Walensky (Grove's physics teacher)
I found myself spending too much time spelling my name out to people, then repeating it, then having it come back mispronounced or misspelled. I translated the name from Hungarian, where groff means count in the aristocratic sense. Grove seemed close enough.
Andy Grove
You look at the problems that are current at the time and you try to come up with some kind of creative solution for them, or you turn them over to Andy, one or the other.
Gordon Moore
The formal decision-making process is usually the only protective covering for a much simpler informal process.
Andy Grove
Making the 1103 concept work at the technology level, at the device level, and at the systems level, and successfully introducing it into high-volume manufacturing required, if I may flirt with immodesty for a moment, a fair measure of orchestrated brilliance.
Andy Grove
The sad news is nobody owes you a career. Your career is literally your business. You own it as a sole proprietor. You have one employee yourself. You were in competition with millions of similar businesses, millions of other employees all over the world.
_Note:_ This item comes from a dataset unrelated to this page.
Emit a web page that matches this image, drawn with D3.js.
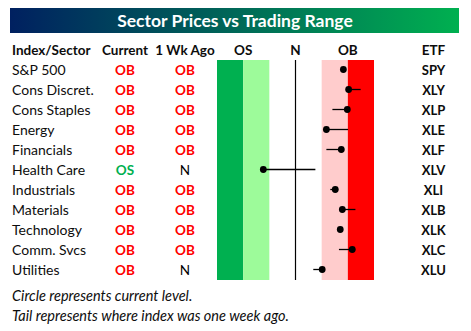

You need to accept ownership of your career, your skills, and the timing of your moves.
Andy Grove
1 Protocols
Quality Control System for Semiconductor Manufacturing
Andy Grove- The designer is the best person to worry about product quality first.
- As the product goes into manufacturing and the designer takes on a new product design, they lose interest.
- A third independent body should take over the quality control function from the engineers at that stage to ensure meaningful results and determinations and rapid feedback.
- This independent body should be closely related to both the design and the processing groups.
- To ensure external auditing, their books should be open to examination by general management.